For Mary Parker he designed an imposing Arts and Crafts home with a hipped roof and a central front extension. A hipped roof refers to one where all sides slope downwards to the walls without gables. Spacious rooms with impressive views opened around a central rotunda, which featured a curving stairway and wrought iron balustrade worked with northwest fauna.


President of the renamed Portland Wire and Steel until her death in 1962, Mary was active in both charity and social circles. As her children grew up and left home, she took in student boarders from the college and hosted get-togethers for young scholars because she liked their company. Eventually she moved to a smaller house in Northeast Portland and in 1955 her daughter, Dorothy, sold the house and parceled off some of the adjoining grounds. The William Crooks family owned the home until 1964. Ole and Joanne Lilleoren purchased the home, raised two daughters in it and sold it to Reed College in 2004.

The college hired ZGF Architects to design an adaptive reuse of the mansion. The primary entrance became the one facing the original carriage lane and the former front entrance was outfitted with an elevator to increase public access. An industrial kitchen provides dinners for as many as 16 sit-down guests in the dining room.

Four years ago the college began using Parker House to host campus-related meetings and retreats in the multiple meeting spaces. Three guest rooms provide overnight accommodations for visiting lecturers, academics and board members.

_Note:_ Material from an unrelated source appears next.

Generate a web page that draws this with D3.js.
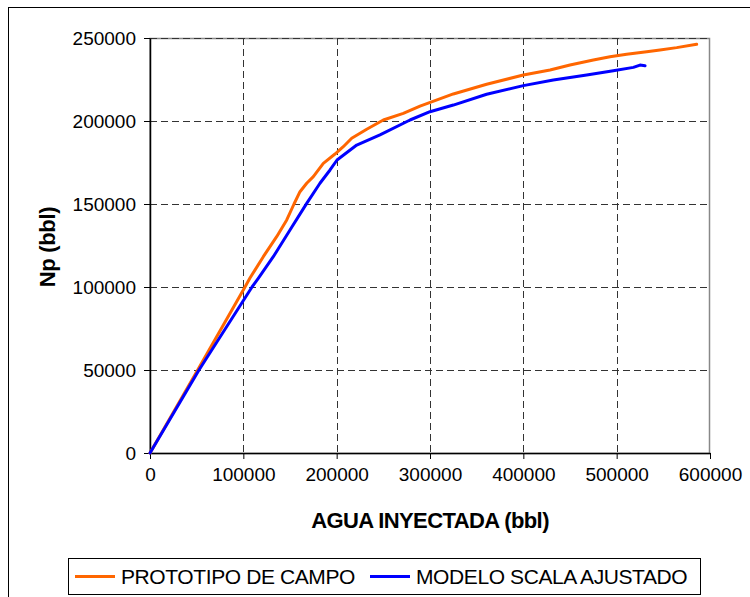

Guests are shuttled from the west parking lot to preserve street parking for Eastmoreland residents.

"President Diver hosts dinners with the faculty here and we host Gray Fund dinners where students get to use the house," says Colby Westhead, Parker House manager.

The Parker House, long an Eastmoreland cornerstone, links the college and the neighborhood.

"We value where we live in Southeast Portland, and enjoy our neighbors on all sides of campus, including Eastmoreland," Bates said. "We are committed to being a good neighbor and look forward to another hundred years together!"